Vingt-sept artistes prennent d’assaut L’Atelier 21

Jusqu’au 15 août, l’espace abrite «l’Art, pour l’espoir», une exposition collective, à haute valeur symbolique. Visite de curiosité.

Peindre, c’est toujours mettre ses pinceaux dans ce qui nous tenaille ou pique nos sensations, en somme, porter sur la toile le poids de la vie.

En ces temps troubles, un mal saupoudré d’angoisse et mêlé de mélancolie nous a saisi au collet. Aucun n’en est sorti indemne.

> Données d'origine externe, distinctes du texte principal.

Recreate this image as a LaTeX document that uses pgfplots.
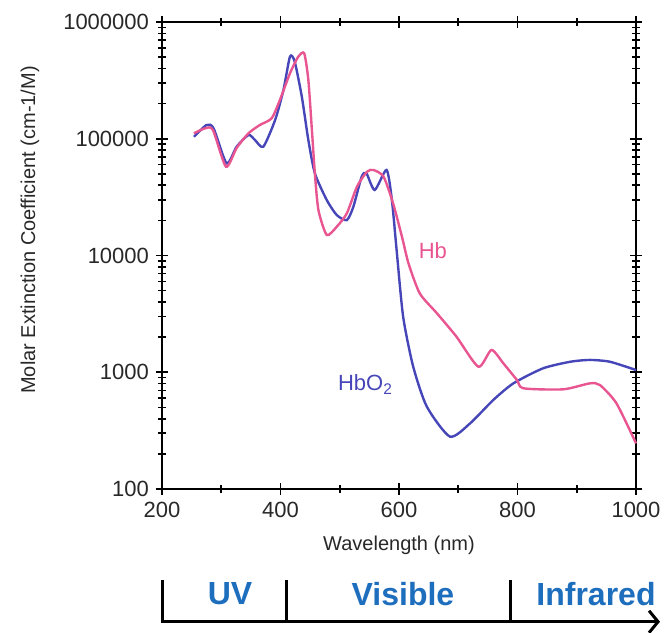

Après des mois de fermeture forcée, il s’agit pour la galerie de montrer que les artistes ont survécu et de vérifier qu’il y a encore des amateurs et des collectionneurs, à travers l’opération «L’Art, pour l’espoir».

Bien longtemps avant, Fiodor Dostoïevski (mais que nous lisons encore) écrivait «L’art sauvera le monde».

Il faut dire que toute l’exposition de L’Atelier 21 tient dans ces paroles, et elle est d’une richesse inouïe. Ce qu’elle révèle, entre autres, c’est l’universalité de la chose : «une œuvre d’art n’est pas seulement un objet esthétique vecteur d’une émotion rétinienne et affective, mais aussi un acte de foi qui aide à vivre», lit-on dans le catalogue.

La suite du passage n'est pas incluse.